(Data extracted from a collection)

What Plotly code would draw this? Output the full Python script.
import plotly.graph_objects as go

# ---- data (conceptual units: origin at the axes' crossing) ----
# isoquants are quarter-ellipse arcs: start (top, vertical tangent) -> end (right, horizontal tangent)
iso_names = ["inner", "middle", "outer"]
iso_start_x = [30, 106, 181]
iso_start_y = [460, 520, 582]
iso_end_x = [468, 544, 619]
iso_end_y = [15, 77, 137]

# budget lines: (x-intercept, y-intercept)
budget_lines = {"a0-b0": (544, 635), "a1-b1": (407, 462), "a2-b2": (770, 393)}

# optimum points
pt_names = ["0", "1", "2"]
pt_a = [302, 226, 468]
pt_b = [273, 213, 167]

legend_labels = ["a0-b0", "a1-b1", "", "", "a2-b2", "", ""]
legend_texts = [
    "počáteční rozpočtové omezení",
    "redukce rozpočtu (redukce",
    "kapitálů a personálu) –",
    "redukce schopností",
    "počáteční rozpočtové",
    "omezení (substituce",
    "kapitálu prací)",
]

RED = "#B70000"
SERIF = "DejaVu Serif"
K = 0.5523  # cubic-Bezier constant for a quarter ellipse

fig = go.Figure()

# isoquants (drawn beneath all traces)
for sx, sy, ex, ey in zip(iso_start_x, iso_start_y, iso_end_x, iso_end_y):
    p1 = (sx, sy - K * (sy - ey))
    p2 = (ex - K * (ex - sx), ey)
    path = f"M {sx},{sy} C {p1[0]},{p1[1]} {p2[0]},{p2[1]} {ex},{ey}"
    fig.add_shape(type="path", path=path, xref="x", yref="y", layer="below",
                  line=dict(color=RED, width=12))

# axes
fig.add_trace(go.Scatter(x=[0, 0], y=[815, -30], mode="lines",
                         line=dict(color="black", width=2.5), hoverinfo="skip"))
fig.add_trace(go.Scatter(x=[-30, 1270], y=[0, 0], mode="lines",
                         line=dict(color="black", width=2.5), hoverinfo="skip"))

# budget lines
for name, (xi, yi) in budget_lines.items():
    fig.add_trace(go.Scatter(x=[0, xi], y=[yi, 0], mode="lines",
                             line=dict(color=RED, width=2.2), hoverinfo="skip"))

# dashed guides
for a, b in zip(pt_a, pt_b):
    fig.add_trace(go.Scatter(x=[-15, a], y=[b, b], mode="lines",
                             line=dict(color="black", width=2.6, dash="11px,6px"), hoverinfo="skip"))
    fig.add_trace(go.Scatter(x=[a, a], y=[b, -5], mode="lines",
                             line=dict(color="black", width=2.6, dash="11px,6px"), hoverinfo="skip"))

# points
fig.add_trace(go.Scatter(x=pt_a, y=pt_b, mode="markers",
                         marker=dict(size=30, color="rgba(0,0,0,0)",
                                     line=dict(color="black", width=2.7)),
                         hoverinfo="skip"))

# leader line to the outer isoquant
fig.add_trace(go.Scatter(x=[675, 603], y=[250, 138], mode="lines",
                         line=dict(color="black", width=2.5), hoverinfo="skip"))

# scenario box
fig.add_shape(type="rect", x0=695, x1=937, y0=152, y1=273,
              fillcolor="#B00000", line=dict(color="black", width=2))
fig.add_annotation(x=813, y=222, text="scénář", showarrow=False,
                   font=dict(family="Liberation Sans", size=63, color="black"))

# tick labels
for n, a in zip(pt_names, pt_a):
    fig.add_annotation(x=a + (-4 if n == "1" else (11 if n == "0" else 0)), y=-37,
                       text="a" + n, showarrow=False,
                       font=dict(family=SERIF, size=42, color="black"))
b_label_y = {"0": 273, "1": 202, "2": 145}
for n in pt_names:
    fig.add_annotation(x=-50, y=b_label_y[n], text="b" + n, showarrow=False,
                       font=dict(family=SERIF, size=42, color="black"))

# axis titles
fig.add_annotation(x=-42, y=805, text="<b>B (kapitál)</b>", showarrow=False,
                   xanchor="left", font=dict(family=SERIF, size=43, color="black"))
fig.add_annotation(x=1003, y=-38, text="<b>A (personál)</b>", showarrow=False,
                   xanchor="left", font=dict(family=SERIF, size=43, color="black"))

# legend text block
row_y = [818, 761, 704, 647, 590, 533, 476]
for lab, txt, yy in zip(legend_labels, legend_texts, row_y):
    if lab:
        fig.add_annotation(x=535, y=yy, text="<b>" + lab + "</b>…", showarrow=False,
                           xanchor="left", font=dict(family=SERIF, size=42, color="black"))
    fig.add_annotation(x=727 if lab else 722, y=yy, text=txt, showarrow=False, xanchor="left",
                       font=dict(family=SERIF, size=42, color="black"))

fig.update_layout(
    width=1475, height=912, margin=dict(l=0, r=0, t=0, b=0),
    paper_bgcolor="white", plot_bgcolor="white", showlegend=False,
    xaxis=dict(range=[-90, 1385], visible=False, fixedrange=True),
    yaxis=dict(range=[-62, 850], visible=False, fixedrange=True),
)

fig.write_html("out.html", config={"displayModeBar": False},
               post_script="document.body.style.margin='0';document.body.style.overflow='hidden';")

--

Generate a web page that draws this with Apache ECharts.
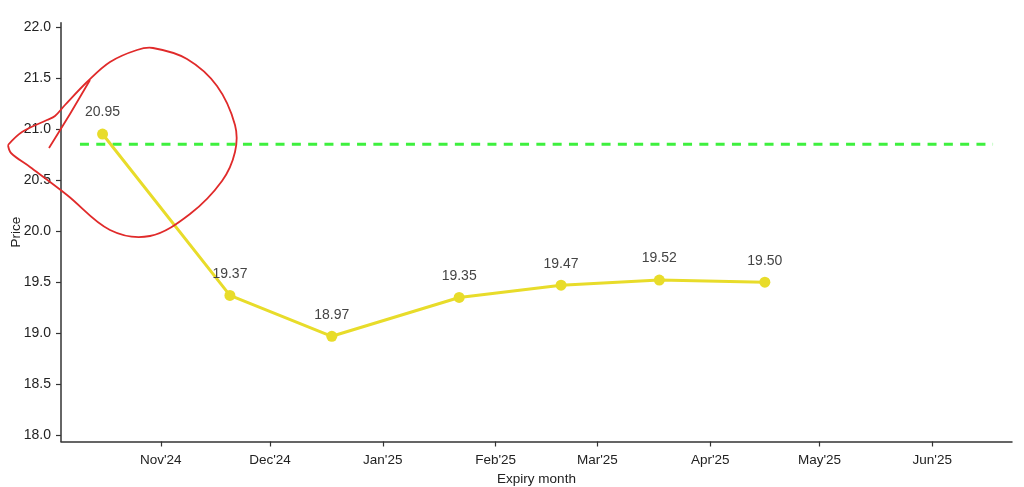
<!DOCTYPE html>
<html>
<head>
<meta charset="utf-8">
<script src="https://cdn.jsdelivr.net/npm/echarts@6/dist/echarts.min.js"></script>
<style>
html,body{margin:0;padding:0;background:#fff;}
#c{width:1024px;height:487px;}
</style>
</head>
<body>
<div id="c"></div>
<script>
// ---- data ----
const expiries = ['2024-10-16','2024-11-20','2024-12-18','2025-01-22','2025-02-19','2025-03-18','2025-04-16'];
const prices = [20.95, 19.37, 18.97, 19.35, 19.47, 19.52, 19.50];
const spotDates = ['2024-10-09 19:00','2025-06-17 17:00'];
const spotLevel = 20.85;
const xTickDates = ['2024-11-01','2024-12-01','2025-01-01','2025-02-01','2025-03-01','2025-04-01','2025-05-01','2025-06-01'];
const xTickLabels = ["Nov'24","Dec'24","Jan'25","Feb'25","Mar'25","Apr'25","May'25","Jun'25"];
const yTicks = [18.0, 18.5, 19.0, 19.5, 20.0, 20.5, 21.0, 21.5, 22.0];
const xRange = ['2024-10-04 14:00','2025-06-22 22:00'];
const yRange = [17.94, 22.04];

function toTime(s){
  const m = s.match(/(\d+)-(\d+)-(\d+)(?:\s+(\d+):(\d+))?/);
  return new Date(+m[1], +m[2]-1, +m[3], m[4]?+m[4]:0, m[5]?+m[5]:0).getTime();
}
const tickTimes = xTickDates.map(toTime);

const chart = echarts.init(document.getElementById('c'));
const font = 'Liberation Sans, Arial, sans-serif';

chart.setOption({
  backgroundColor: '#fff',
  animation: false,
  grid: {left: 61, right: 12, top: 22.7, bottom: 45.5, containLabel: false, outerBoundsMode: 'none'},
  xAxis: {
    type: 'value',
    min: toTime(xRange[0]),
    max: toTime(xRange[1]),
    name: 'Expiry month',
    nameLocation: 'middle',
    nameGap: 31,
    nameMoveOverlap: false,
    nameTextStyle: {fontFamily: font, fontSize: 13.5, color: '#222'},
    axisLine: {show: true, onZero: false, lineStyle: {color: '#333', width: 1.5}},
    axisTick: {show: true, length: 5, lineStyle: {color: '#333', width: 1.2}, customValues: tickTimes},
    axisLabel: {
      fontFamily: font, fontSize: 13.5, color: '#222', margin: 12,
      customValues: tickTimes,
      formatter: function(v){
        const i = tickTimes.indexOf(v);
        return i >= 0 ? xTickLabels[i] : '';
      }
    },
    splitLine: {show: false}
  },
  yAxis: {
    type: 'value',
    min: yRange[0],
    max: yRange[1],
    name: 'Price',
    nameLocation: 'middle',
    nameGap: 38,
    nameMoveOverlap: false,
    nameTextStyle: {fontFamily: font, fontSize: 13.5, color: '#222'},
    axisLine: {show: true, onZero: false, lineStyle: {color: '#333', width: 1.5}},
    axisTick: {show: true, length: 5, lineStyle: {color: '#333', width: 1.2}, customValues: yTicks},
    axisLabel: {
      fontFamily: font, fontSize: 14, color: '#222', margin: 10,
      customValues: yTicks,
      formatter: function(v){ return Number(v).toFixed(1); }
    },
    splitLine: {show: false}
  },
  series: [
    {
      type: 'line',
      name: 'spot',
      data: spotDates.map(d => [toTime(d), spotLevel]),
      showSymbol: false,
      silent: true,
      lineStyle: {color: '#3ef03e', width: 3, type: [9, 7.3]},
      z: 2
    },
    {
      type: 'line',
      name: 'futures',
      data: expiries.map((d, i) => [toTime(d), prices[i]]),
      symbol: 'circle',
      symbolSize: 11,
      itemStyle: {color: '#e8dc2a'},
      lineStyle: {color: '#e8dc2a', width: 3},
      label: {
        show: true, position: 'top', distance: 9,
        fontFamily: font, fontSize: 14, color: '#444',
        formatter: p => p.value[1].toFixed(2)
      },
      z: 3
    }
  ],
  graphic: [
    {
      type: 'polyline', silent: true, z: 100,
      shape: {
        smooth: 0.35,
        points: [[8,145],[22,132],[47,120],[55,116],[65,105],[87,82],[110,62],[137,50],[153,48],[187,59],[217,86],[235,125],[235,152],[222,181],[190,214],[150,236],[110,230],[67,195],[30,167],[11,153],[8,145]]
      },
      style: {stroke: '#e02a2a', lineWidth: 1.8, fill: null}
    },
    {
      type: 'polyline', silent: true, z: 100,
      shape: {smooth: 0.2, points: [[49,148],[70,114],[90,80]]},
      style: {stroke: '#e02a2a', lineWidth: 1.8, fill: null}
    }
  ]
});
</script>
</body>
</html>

==

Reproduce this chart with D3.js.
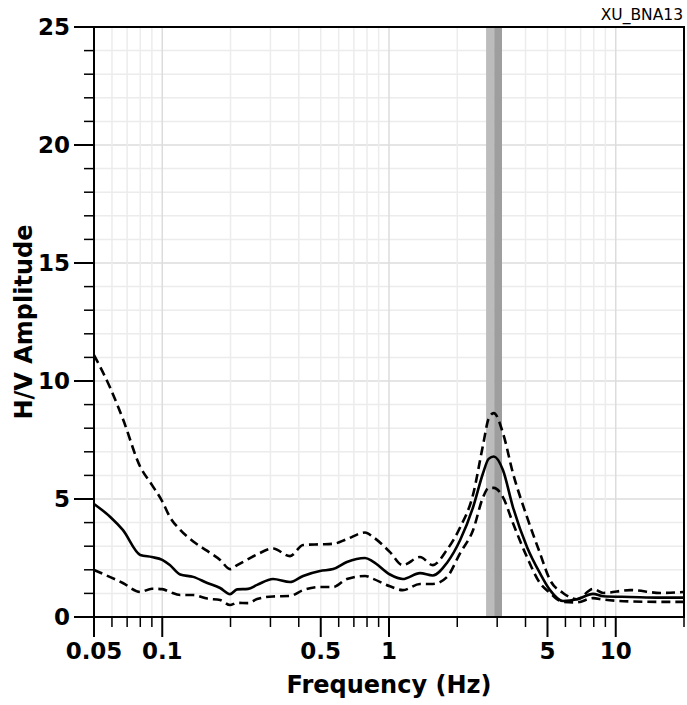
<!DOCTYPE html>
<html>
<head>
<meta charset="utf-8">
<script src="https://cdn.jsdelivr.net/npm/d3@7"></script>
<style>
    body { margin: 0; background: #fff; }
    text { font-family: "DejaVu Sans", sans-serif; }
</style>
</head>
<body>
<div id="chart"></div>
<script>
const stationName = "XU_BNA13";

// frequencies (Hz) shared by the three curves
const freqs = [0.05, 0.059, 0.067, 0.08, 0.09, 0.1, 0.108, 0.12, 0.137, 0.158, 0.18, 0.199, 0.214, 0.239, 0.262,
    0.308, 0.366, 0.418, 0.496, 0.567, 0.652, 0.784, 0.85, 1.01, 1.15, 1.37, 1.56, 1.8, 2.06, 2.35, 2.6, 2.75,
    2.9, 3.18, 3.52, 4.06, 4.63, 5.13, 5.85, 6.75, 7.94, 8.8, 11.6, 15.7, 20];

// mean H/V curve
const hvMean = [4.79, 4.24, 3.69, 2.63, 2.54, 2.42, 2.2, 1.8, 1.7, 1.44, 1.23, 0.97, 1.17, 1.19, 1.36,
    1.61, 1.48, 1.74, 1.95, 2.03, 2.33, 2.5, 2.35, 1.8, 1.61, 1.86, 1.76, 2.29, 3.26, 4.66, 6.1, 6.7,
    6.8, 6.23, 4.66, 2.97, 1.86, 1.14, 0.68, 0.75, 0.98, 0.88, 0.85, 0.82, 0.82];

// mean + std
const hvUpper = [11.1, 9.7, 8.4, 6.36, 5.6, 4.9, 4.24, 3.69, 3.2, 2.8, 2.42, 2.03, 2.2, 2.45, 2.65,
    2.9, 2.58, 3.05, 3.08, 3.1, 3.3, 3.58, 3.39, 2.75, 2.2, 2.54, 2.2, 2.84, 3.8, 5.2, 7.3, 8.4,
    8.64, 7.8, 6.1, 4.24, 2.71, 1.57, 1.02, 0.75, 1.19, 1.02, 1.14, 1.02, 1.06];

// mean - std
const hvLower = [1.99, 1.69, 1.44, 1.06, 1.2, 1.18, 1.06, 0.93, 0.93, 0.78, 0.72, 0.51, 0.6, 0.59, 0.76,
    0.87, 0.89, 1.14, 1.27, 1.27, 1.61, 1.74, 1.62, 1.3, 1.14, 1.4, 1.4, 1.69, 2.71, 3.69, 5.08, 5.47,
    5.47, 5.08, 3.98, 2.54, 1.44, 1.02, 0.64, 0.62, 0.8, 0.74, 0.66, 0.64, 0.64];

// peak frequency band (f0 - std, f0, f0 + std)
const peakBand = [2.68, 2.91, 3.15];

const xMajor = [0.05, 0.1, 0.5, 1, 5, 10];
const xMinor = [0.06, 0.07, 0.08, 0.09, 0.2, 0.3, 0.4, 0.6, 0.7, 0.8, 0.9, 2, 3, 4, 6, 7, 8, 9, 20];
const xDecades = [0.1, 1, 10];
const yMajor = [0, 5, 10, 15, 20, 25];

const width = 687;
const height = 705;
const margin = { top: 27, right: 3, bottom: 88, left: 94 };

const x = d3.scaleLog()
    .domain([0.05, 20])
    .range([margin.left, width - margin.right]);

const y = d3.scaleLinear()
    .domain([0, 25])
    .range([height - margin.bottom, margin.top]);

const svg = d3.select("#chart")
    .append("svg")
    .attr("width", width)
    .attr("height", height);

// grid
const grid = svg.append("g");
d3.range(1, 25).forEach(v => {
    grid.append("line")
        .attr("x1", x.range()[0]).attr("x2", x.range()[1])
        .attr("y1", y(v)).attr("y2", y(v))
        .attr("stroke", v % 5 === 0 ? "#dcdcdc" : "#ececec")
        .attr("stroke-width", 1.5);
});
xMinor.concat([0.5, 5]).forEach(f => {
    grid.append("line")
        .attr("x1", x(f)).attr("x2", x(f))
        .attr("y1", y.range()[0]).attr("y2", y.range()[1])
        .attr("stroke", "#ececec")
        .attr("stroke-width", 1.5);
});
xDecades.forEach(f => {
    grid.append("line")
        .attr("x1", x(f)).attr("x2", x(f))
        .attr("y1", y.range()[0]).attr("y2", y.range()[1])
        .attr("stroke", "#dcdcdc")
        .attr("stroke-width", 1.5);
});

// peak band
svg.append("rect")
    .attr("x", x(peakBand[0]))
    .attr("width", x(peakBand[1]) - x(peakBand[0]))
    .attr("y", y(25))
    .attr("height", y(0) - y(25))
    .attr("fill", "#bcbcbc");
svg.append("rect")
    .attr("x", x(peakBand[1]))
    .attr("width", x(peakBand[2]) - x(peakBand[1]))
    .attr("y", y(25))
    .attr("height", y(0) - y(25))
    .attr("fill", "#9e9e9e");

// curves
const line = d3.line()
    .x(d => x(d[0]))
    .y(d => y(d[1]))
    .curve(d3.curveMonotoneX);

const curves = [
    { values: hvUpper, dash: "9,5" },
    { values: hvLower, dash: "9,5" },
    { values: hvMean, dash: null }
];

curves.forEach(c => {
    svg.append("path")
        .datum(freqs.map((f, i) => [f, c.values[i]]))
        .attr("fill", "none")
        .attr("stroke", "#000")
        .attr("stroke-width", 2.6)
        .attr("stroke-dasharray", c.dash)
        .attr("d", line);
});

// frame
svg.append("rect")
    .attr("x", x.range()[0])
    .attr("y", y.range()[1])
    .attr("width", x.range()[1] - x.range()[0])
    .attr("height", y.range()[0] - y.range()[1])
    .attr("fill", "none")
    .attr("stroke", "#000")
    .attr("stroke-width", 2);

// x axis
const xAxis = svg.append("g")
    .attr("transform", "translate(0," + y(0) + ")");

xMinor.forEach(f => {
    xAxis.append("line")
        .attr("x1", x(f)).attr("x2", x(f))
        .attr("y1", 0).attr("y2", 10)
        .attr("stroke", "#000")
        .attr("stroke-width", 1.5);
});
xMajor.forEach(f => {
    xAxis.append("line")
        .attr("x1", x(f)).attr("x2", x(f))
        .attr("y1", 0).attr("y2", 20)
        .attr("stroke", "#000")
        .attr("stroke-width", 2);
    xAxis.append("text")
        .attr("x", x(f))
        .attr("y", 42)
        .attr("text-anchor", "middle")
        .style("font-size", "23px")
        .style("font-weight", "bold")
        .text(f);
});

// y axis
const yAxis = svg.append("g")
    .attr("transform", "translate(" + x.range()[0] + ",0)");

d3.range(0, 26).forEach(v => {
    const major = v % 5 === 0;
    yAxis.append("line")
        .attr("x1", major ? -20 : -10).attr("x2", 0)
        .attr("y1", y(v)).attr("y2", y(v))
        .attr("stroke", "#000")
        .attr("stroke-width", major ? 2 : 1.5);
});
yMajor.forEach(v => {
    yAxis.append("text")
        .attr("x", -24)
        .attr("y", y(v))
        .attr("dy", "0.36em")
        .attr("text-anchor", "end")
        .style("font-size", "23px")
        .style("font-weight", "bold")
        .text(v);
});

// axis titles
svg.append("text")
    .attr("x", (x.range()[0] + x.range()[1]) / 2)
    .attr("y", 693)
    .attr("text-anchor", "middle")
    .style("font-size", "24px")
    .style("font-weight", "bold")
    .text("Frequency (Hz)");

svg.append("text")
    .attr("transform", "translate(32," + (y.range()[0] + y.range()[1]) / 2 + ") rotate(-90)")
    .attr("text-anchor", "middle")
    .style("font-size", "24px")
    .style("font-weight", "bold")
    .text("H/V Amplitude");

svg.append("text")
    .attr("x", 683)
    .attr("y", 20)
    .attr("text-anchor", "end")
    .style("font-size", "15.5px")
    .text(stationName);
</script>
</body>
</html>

# WHAT IS REQUIRED
Among the entries above, locate the lines containing "What Plotly code" and "pt_b = [273, 213, 167]", and transcribe exactly those two lines and all lines between.

# RESULT OF THIS EXERCISE
What Plotly code would draw this? Output the full Python script.
import plotly.graph_objects as go

# ---- data (conceptual units: origin at the axes' crossing) ----
# isoquants are quarter-ellipse arcs: start (top, vertical tangent) -> end (right, horizontal tangent)
iso_names = ["inner", "middle", "outer"]
iso_start_x = [30, 106, 181]
iso_start_y = [460, 520, 582]
iso_end_x = [468, 544, 619]
iso_end_y = [15, 77, 137]

# budget lines: (x-intercept, y-intercept)
budget_lines = {"a0-b0": (544, 635), "a1-b1": (407, 462), "a2-b2": (770, 393)}

# optimum points
pt_names = ["0", "1", "2"]
pt_a = [302, 226, 468]
pt_b = [273, 213, 167]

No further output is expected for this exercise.